我后来有机会了解到世界范围内许多创新学校的工作。我很强烈地感受到,附中和它们殊途同归,理念都是一致的:以学生为中心、从标准化到个性化、重视社会情感学习、培养自主的人……不同的是,附中是在当下中国的基础教育语境下实践这一切,争议也源自于此。

人们对附中的讨论很容易陷入“素质教育”“应试教育”的二元对立,我更愿意把附中的教育看成是“非功利教育”,北大附中所做的不过是回归教育的常识。当然,附中享有超出全国平均水平的资源,附中学生也受益于此。作为一所为全民服务的公办中学,它的责任是什么?我认为,更加深入地改革,就是它的责任——利用自身优势,去成为基础教育的引领者,去惠及整个中国基础教育。

当前,北大附中的改革还不能、也没有必要用“成功”来形容,它有很多不足,也带来了很多新问题——比如说去权威化的人际关系中如何构建新的师生关系?自由的限度在何处?如何对接基于素养的学习和国家课程及高考改革?怎样避免眼花缭乱的校园生活使学生流于肤浅的个人主义和“精致利己”?如何把附中的教育模式推向更多其他学校……去探索这些问题的答案,正是附中可以给全社会做出的贡献。

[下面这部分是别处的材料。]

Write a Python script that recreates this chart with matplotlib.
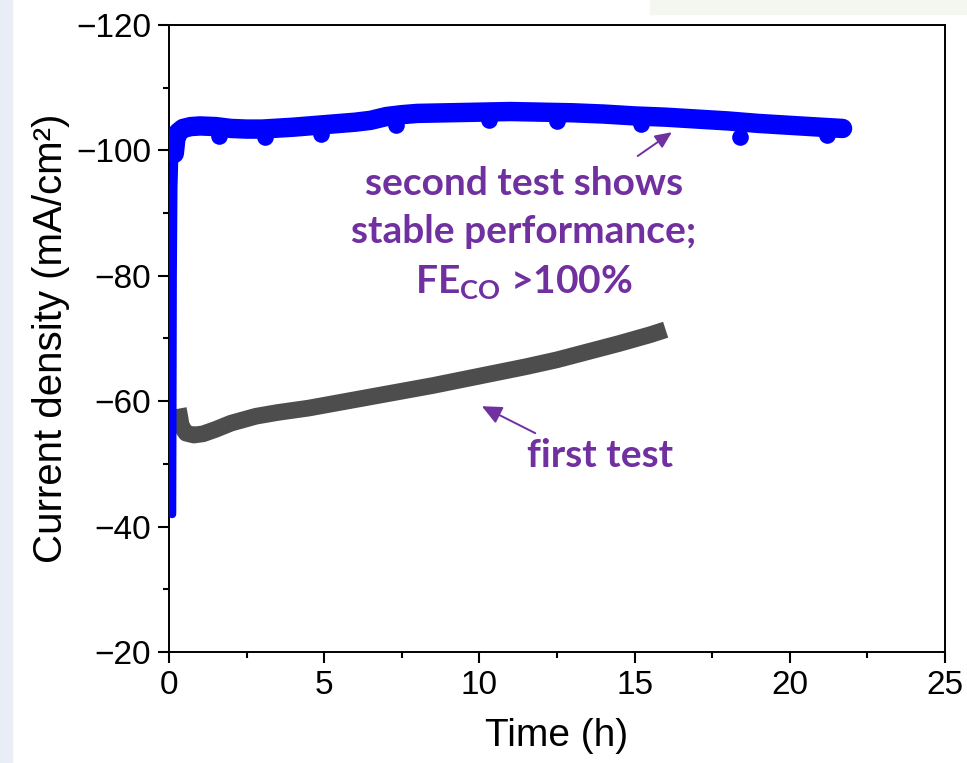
import matplotlib
matplotlib.use("Agg")
import matplotlib.pyplot as plt
from matplotlib.patches import Rectangle

# second test (blue) - time in h, current density in mA/cm2
t_second = [0.10, 0.11, 0.12, 0.14, 0.17, 0.22, 0.30, 0.45, 0.7, 1.0, 1.5, 2.0, 2.5,
            3.0, 4.0, 5.0, 6.0, 6.5, 7.0, 7.5, 8.0, 9.0, 10.0, 11.0, 12.0, 13.0,
            14.0, 15.0, 16.0, 17.0, 18.0, 19.0, 20.0, 21.0, 21.7]
j_second = [-42.0, -60.0, -80.0, -94.0, -99.5, -101.8, -102.9, -103.5, -103.8, -103.9,
            -103.8, -103.5, -103.4, -103.4, -103.7, -104.1, -104.5, -104.8, -105.4,
            -105.7, -105.9, -106.0, -106.1, -106.2, -106.1, -106.0, -105.8, -105.5,
            -105.3, -105.0, -104.7, -104.3, -104.0, -103.7, -103.5]
# isolated low points on the blue trace
t_dips = [1.6, 3.1, 4.9, 7.3, 10.3, 12.5, 15.2, 18.4, 21.2]
j_dips = [-102.3, -102.1, -102.6, -104.1, -104.8, -104.7, -104.2, -102.2, -102.4]

# first test (gray)
t_first = [0.30, 0.33, 0.40, 0.55, 0.8, 1.1, 1.5, 2.0, 2.8, 3.5, 4.5, 5.5, 6.5, 7.5,
           8.5, 9.5, 10.5, 11.5, 12.5, 13.5, 14.5, 15.5, 16.0]
j_first = [-58.8, -58.0, -56.0, -54.9, -54.6, -54.8, -55.5, -56.5, -57.6, -58.2, -58.9,
           -59.8, -60.7, -61.6, -62.5, -63.5, -64.5, -65.5, -66.6, -67.9, -69.2, -70.6,
           -71.4]

purple = "#7030A0"

fig = plt.figure(figsize=(9.67, 7.63), dpi=100)
# faint slide background around the figure
fig.patches.append(Rectangle((0, 0), 12 / 967, 1, transform=fig.transFigure,
                             color="#e9edf5", zorder=0))
fig.patches.append(Rectangle((650 / 967, 1 - 14 / 763), 317 / 967, 14 / 763,
                             transform=fig.transFigure, color="#f3f7f0", zorder=0))

ax = fig.add_axes([169 / 967, 111 / 763, 776 / 967, 627 / 763])

ax.plot(t_first, j_first, color="#4d4d4d", lw=12, solid_capstyle="butt",
        solid_joinstyle="round", zorder=2)
ax.plot(t_second[:6], j_second[:6], color="#0000ff", lw=6, solid_capstyle="round", zorder=3)
ax.plot(t_second[4:], j_second[4:], color="#0000ff", lw=14, solid_capstyle="round",
        solid_joinstyle="round", zorder=3)
ax.plot(t_dips, j_dips, "o", color="#0000ff", ms=12, mec="none", zorder=3)

ax.set_xlim(0, 25)
ax.set_ylim(-20, -120)
ax.set_xticks(range(0, 26, 5))
ax.set_xticks([2.5, 7.5, 12.5, 17.5, 22.5], minor=True)
ax.set_yticks(range(-120, -19, 20))
ax.set_yticks([-110, -90, -70, -50, -30], minor=True)
ax.set_yticklabels([f"\u2212{abs(v)}" for v in range(-120, -19, 20)])

for s in ax.spines.values():
    s.set_linewidth(1.4)
ax.tick_params(which="major", direction="out", length=8, width=1.5,
               labelsize=24, pad=5, top=False, right=False)
ax.tick_params(which="minor", direction="out", length=4.5, width=1.5,
               top=False, right=False)
for lab in ax.get_xticklabels() + ax.get_yticklabels():
    lab.set_family("Liberation Sans")

ax.set_xlabel("Time (h)", family="Liberation Sans", fontsize=28, labelpad=12)
ax.set_ylabel("Current density (mA/cm\u00b2)", family="Liberation Sans",
              fontsize=29, labelpad=4)

txt = dict(color=purple, family="Lato", weight="bold", fontsize=28,
           ha="center", va="center")
ax.text(11.44, -94.8, "second test shows", **txt)
ax.text(11.44, -87.0, "stable performance;", **txt)
ax.text(11.44, -78.9, "FE$_{\\mathregular{CO}}$ >100%", **txt)
ax.text(13.9, -51.4, "first test", **txt)

ax.annotate("", xy=(16.2, -102.9), xytext=(15.1, -99.1),
            arrowprops=dict(arrowstyle="-|>,head_length=1.0,head_width=0.45",
                            color=purple, lw=1.4, shrinkA=0, shrinkB=0))
ax.annotate("", xy=(10.08, -59.2), xytext=(11.8, -54.9),
            arrowprops=dict(arrowstyle="-|>,head_length=1.2,head_width=0.55",
                            color=purple, lw=1.4, shrinkA=0, shrinkB=0))

fig.savefig("out.png", dpi=100)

“新教育的道路并不是一条比老路容易走的道路,相反,新教育的道路是一条更艰辛和更困难的道路。”这是1938年,杜威在《经验与教育》中总结当时已进行20余年的进步主义教育实践提出的告诫。

世界范围内,我以为北大附中从性质上最接近的是芝加哥大学附属实验学校——都是由大学向下成立,以教育实验为创校使命的进步主义教育学校。改变了世界教育史的“芝大附中”历经百年风雨屹立至今,直至今日仍是进步主义教育的旗帜。回顾历史却发现,参与创办这所学校的杜威本人,仅在学校成立八年后就离开了。任何一场教育改革都会在其环境中带来现实的冲突,相信历史会有客观的评判。

王铮校长如今离任了,功过是非自有很多人出于不同的立场、利益、遭遇做不同的评说。我想只需要回到几个基本的问题:王铮是否对中国基础教育改革做出了有益的探索?北大附中这样的学校,在今天的中国,是太多了,还是太少了?未来的北大附中,还要不要坚持教育改革的道路,北京大学还要不要承担自己的社会责任?

如果有一天,附中不再继续改革,那就是北大附中放弃了自己对中国基础教育的承诺,而退化为了一所为特定人群服务的中学。到那个时候,它还是我们心中的那个北大附中吗?